Quand j’ai sorti Mira, c’est la crise du disque. J’ai alors pensé publier des choses sur Internet. En outre, avec Mira, j’ai eu des problèmes avec la compagnie. C’était une superproduction qui impliquait beaucoup de gens, qui était très chère, la fin a été compliquée, on m’a coupé le budget et le tout n’est pas terminé. Cependant, il a reçu le prix de l’Académie.
–En 2005 paraît Vientos Flamencos, qui a commencé à se vendre au format CD et en téléchargement depuis la page Web Flamencodigital.com.
–Vientos Flamencos n’est pas pensé comme un disque. J’ai contacté Daniel Muñoz, directeur de flamenco-world.com, et il m’a proposé de publier en MP3 et de m’associer à son site. Le format de publication sur Internet m’a permis de ne pas faire de disque homogène d’un groupe, mais au contraire de laisser libre cours à mes fantaisies : j’ai pensé « je vais pouvoir faire telle musique avec un paso doble, telle autre avec tel musicien ». J’ai pu faire une véritable collection de musiques qui n’ont pas d’ordre donné, des musiques distinctes avec des musiciens distincts, des choses différentes. Ensuite, intervient le côté commercial : « pourquoi on ne met pas certaines musiques dans un disque ? » Et c’est ce qu’on fait. Le deuxième disque sort maintenant, et le troisième ne va pas tarder.
–Avant, vous nous avez parlé de vos influences du jazz. Selon vous, qui vous influence dans le flamenco ?
–Surtout Camarón et Paco de Lucía et ensuite, d’autres contemporains, comme Raimundo, Amador, Tomate, Enrique Morente…
–En parlant de Morente, avez-vous aimé le disque de Morente avec Largartija Nick ?
–Oui. Le son peut plaire plus ou moins, mais quand j’écoute l’œuvre d’un autre musicien, je regarde comment elle est pensée. Si c’est un « on verra bien ce que ça donne », je mets un dix. Tous ces disques ont une place dans mon cœur.
–Vous avez un autre groupe, D’3. Parlez-nous un peu de lui.
–On a fait beaucoup de concerts et nous avons trois disques et un DVD enregistrés au Paul Casals. C’est une formation qui sort de l’habituel. On avait un répertoire et un son propre à nous. L’orientation est la même : le flamenco en avant, associé à d’autres musiques.
–Vous avez également joué beaucoup avec Chick Corea. Comment avez-vous vécu cette expérience ?
–J’ai commencé à jouer avec lui en 2005. On y a pris goût et on a joué ensemble pendant quelques années. Il s’intéresse au flamenco comme il va s’intéresser à Mozart ou à la musique brésilienne. Chick Corea a plusieurs facettes.

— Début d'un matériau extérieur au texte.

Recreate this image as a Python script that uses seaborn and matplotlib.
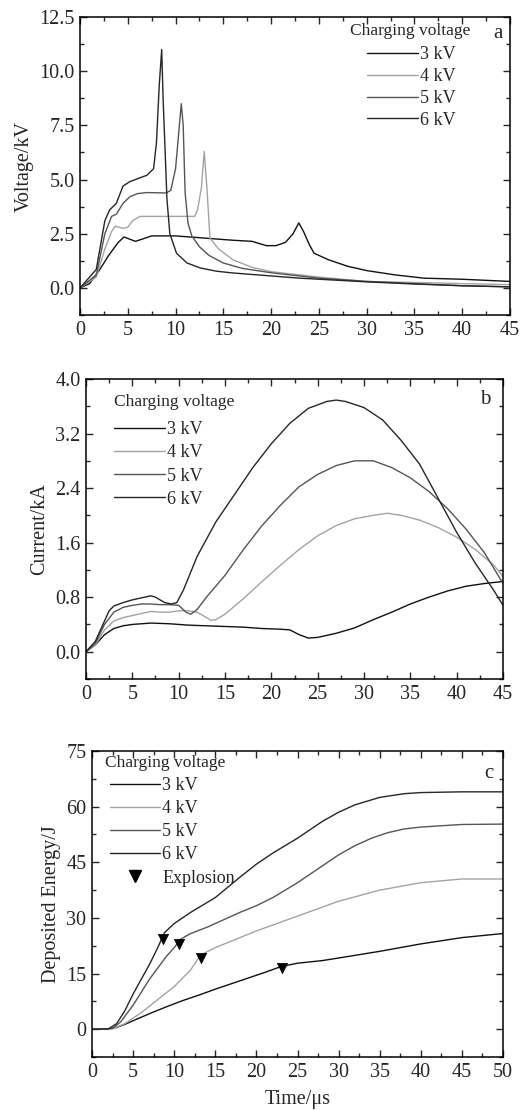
import numpy as np
import pandas as pd
import seaborn as sns
from matplotlib import pyplot as plt
from matplotlib.ticker import MultipleLocator

labels = ['3 kV', '4 kV', '5 kV', '6 kV']
colors = {'3 kV': '#111111', '4 kV': '#a3a3a3', '5 kV': '#555555', '6 kV': '#262626'}

# panel a: voltage (kV) vs time (us)
va_t = {
    '3 kV': [0, 1, 2, 3, 4, 4.6, 5.2, 5.8, 6.5, 7.5, 10, 13, 16, 18, 19.5, 20.5, 21.5, 22.3,
             22.9, 23.4, 24, 24.5, 26, 28, 30, 33, 36, 40, 45],
    '4 kV': [0, 1.7, 2.6, 3.3, 3.7, 4.5, 5.0, 5.5, 6.3, 8, 10, 12, 12.3, 12.7, 13.0, 13.3,
             13.6, 14.5, 16, 18, 20, 25, 30, 35, 40, 45],
    '5 kV': [0, 1.7, 2.6, 3.3, 3.8, 4.5, 5.2, 6, 7, 9, 9.5, 10.0, 10.4, 10.6, 10.8, 11.0,
             11.3, 11.7, 12.5, 13.5, 15, 17, 20, 25, 30, 35, 40, 45],
    '6 kV': [0, 1.7, 2.6, 3.1, 3.8, 4.5, 5.2, 7.0, 7.7, 8.0, 8.3, 8.55, 8.7, 9.1, 9.4, 10.1,
             11.2, 12.6, 14.3, 16, 19.5, 23, 30, 35, 40, 45],
}
va_v = {
    '3 kV': [0, 0.2, 0.8, 1.5, 2.1, 2.35, 2.25, 2.15, 2.25, 2.4, 2.4, 2.3, 2.2, 2.15, 1.95,
             1.95, 2.1, 2.5, 3.0, 2.6, 2.0, 1.6, 1.3, 1.0, 0.8, 0.6, 0.45, 0.4, 0.3],
    '4 kV': [0, 0.5, 1.8, 2.6, 2.85, 2.75, 2.8, 3.1, 3.3, 3.3, 3.3, 3.3, 3.6, 4.6, 6.3, 4.5,
             2.3, 1.8, 1.3, 0.95, 0.75, 0.5, 0.3, 0.25, 0.2, 0.15],
    '5 kV': [0, 0.6, 2.5, 3.3, 3.4, 3.9, 4.2, 4.35, 4.4, 4.38, 4.5, 5.5, 7.5, 8.5, 7.5, 4.4,
             3.0, 2.4, 1.9, 1.5, 1.15, 0.9, 0.7, 0.45, 0.3, 0.2, 0.1, 0.05],
    '6 kV': [0, 0.85, 3.1, 3.6, 3.9, 4.7, 4.9, 5.2, 5.5, 6.7, 9.4, 11.0, 8.7, 4.1, 2.5, 1.6,
             1.15, 0.92, 0.77, 0.69, 0.57, 0.45, 0.28, 0.18, 0.1, 0.05],
}

# panel b: current (kA) vs time (us)
ib_t = {
    '3 kV': [0, 1, 2, 3, 4, 5, 7, 9, 11, 13, 15, 17, 19, 21, 22, 23, 24, 25, 27, 29, 31, 33,
             35, 37, 39, 41, 43, 45],
    '4 kV': [0, 1, 2, 3, 4, 5, 6, 7, 8, 9, 10, 11, 12, 13, 13.5, 14, 15, 17, 19, 21, 23, 25,
             27, 29, 31, 32.5, 34, 36, 38, 40, 42, 44, 45],
    '5 kV': [0, 1, 2, 3, 4, 5, 6, 7, 8, 9, 10, 10.8, 11.3, 12, 13, 15, 17, 19, 21, 23, 25,
             27, 29, 31, 33, 35, 37, 39, 41, 43, 45],
    '6 kV': [0, 1, 2, 2.5, 3, 4, 5, 6, 7, 7.5, 8.5, 9.2, 9.8, 10.5, 12, 14, 16, 18, 20, 22,
             24, 26, 27, 28, 30, 32, 34, 36, 38, 40, 42, 44, 45],
}
ib_i = {
    '3 kV': [0, 0.1, 0.25, 0.34, 0.38, 0.4, 0.42, 0.41, 0.39, 0.38, 0.37, 0.36, 0.34, 0.33,
             0.32, 0.25, 0.2, 0.21, 0.27, 0.35, 0.47, 0.58, 0.7, 0.8, 0.89, 0.96, 1.0, 1.03],
    '4 kV': [0, 0.1, 0.32, 0.45, 0.5, 0.53, 0.56, 0.59, 0.58, 0.58, 0.6, 0.6, 0.58, 0.5,
             0.46, 0.47, 0.55, 0.78, 1.03, 1.27, 1.5, 1.7, 1.85, 1.95, 2.0, 2.03, 2.0, 1.93,
             1.82, 1.68, 1.5, 1.27, 1.1],
    '5 kV': [0, 0.12, 0.4, 0.58, 0.65, 0.68, 0.7, 0.7, 0.69, 0.69, 0.68, 0.58, 0.55, 0.62,
             0.8, 1.12, 1.5, 1.85, 2.15, 2.42, 2.6, 2.73, 2.8, 2.8, 2.7, 2.55, 2.35, 2.1,
             1.8, 1.45, 1.0],
    '6 kV': [0, 0.15, 0.45, 0.6, 0.67, 0.72, 0.76, 0.79, 0.82, 0.8, 0.72, 0.7, 0.72, 0.9,
             1.4, 1.9, 2.3, 2.7, 3.05, 3.35, 3.57, 3.67, 3.69, 3.67, 3.58, 3.4, 3.1, 2.75,
             2.25, 1.75, 1.3, 0.9, 0.68],
}

# panel c: deposited energy (J) vs time (us)
ec_t = {
    '3 kV': [0, 2, 3, 4, 5, 7, 9, 11, 13, 15, 17, 19, 21, 23, 25, 28, 30, 35, 40, 45, 50],
    '4 kV': [0, 2.5, 4, 6, 8, 10, 12, 13.2, 15, 20, 25, 30, 35, 40, 45, 50],
    '5 kV': [0, 2.5, 3.5, 5, 6, 7, 8, 9, 10, 10.8, 12, 14, 16, 18, 20, 22, 25, 28, 30, 32,
             34, 36, 38, 40, 45, 50],
    '6 kV': [0, 2, 3, 4, 5, 6, 7, 8, 8.8, 10, 12, 15, 18, 20, 22, 25, 28, 30, 32, 35, 38,
             40, 45, 50],
}
ec_e = {
    '3 kV': [0, 0.1, 0.5, 1.3, 2.3, 4.2, 6.0, 7.7, 9.2, 10.8, 12.3, 13.8, 15.3, 16.9, 17.8,
             18.5, 19.2, 21, 23, 24.7, 25.8],
    '4 kV': [0, 0.1, 1.5, 4.5, 8, 11.5, 16, 20, 22, 26.5, 30.5, 34.5, 37.5, 39.5, 40.5, 40.5],
    '5 kV': [0, 0.2, 2, 6.5, 10, 13.5, 16.5, 19.5, 22, 24.3, 25.8, 27.5, 29.5, 31.5, 33.3,
             35.5, 39.5, 44, 47, 49.5, 51.5, 53, 54, 54.5, 55.2, 55.3],
    '6 kV': [0, 0.1, 1.5, 5, 9.5, 13.5, 17.5, 22, 26, 28.5, 31.5, 35.5, 41, 44.5, 47.5, 51.5,
             56, 58.5, 60.5, 62.5, 63.5, 63.8, 64, 64],
}
explosion_t = [23.1, 13.2, 10.6, 8.6]
explosion_e = [16.6, 19.3, 23.0, 24.2]


def long_frame(tdict, vdict, yname):
    parts = []
    for lab in labels:
        parts.append(pd.DataFrame({'t': tdict[lab], yname: vdict[lab], 'voltage': lab}))
    return pd.concat(parts, ignore_index=True)


df_a = long_frame(va_t, va_v, 'v')
df_b = long_frame(ib_t, ib_i, 'i')
df_c = long_frame(ec_t, ec_e, 'e')

sns.set_style('ticks')
plt.rcParams['font.family'] = ['Liberation Serif', 'DejaVu Serif']

fig = plt.figure(figsize=(5.23, 11.1), dpi=100)
ax_a = fig.add_axes([0.153, 0.7162, 0.822, 0.2685])
ax_b = fig.add_axes([0.1644, 0.3883, 0.7974, 0.2703])
ax_c = fig.add_axes([0.1759, 0.0477, 0.7859, 0.2757])


def style_axis(ax, xmax, ymin, ymax, ymaj, ylabel):
    ax.set_xlim(0, xmax)
    ax.set_ylim(ymin, ymax)
    ax.xaxis.set_major_locator(MultipleLocator(5))
    ax.xaxis.set_minor_locator(MultipleLocator(2.5))
    ax.yaxis.set_major_locator(MultipleLocator(ymaj))
    ax.yaxis.set_minor_locator(MultipleLocator(ymaj / 2))
    ax.tick_params(which='both', direction='in', top=True, right=True, labelsize=14.5,
                   width=1, pad=4)
    ax.tick_params(which='major', length=5)
    ax.tick_params(which='minor', length=3)
    for sp in ax.spines.values():
        sp.set_linewidth(1.1)
        sp.set_color('black')
    ax.set_ylabel(ylabel, fontsize=14.5, labelpad=4)
    ax.set_xlabel('')


def add_legend(ax, handles, names, anchor, spacing):
    ax.legend(handles, names, loc='upper left', bbox_to_anchor=anchor, frameon=False,
              fontsize=13, handlelength=2.8, handletextpad=0.1, labelspacing=spacing,
              borderpad=0, borderaxespad=0)


# panel a
sns.lineplot(data=df_a, x='t', y='v', hue='voltage', palette=colors, hue_order=labels,
             linewidth=1.0, ax=ax_a, legend=False, sort=False)
style_axis(ax_a, 45, -1.25, 12.5, 2.5, 'Voltage/kV')
ax_a.yaxis.set_major_formatter(plt.FuncFormatter(lambda v, _: '%.1f' % v))
ax_a.text(0.628, 0.953, 'Charging voltage', transform=ax_a.transAxes, fontsize=12.5,
          ha='left', va='center')
add_legend(ax_a, ax_a.get_lines()[:4], labels, (0.668, 0.902), 0.27)
ax_a.text(0.983, 0.945, 'a', transform=ax_a.transAxes, fontsize=15, ha='right', va='center')

# panel b
sns.lineplot(data=df_b, x='t', y='i', hue='voltage', palette=colors, hue_order=labels,
             linewidth=1.0, ax=ax_b, legend=False, sort=False)
style_axis(ax_b, 45, -0.4, 4.0, 0.8, 'Current/kA')
ax_b.yaxis.set_major_formatter(plt.FuncFormatter(lambda v, _: '%.1f' % v))
ax_b.text(0.068, 0.923, 'Charging voltage', transform=ax_b.transAxes, fontsize=12.5,
          ha='left', va='center')
add_legend(ax_b, ax_b.get_lines()[:4], labels, (0.068, 0.859), 0.34)
ax_b.text(0.97, 0.93, 'b', transform=ax_b.transAxes, fontsize=15, ha='right', va='center')

# panel c
sns.lineplot(data=df_c, x='t', y='e', hue='voltage', palette=colors, hue_order=labels,
             linewidth=1.0, ax=ax_c, legend=False, sort=False)
sns.scatterplot(x=explosion_t, y=explosion_e, marker='v', color='black', s=55,
                edgecolor='black', linewidth=0.5, ax=ax_c, zorder=5, legend=False)
style_axis(ax_c, 50, -7.5, 75, 15, 'Deposited Energy/J')
ax_c.set_xlabel('Time/\u03bcs', fontsize=14.5, labelpad=6)
ax_c.text(0.031, 0.961, 'Charging voltage', transform=ax_c.transAxes, fontsize=12.5,
          ha='left', va='center')
expl_handle = plt.Line2D([], [], ls='none', marker='v', color='black', markersize=8)
add_legend(ax_c, ax_c.get_lines()[:4] + [expl_handle], labels + ['Explosion'],
           (0.043, 0.915), 0.34)
ax_c.text(0.978, 0.925, 'c', transform=ax_c.transAxes, fontsize=15, ha='right', va='center')

fig.savefig('out.png', dpi=100)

–Vous nous recommandez quelque chose du panorama actuel ?
–Je recommande de faire un voyage au Sénégal ou en Gambie, de se plonger en Afrique et d’écouter la musique qu’ils font là-bas, et d’arrêter d’écouter ces bêtises de disques américains.
–De quelle façon a-t-on traité votre musique ici, en Espagne ?
–Je me sens soutenu par un public, non majoritaire, car je n’ai pas de présence dans les grands médias de communication. La critique musicale spécialisée me soutient moins. Ils m’ont réservé un accueil plus ou moins bon. Personne qui a du pouvoir dans les médias ou qui a de l’argent n’a parié sur moi. Je ne me suis pas senti protégé. Je suis persuadé que si j’étais anglais ou français, je serais déjà une légende.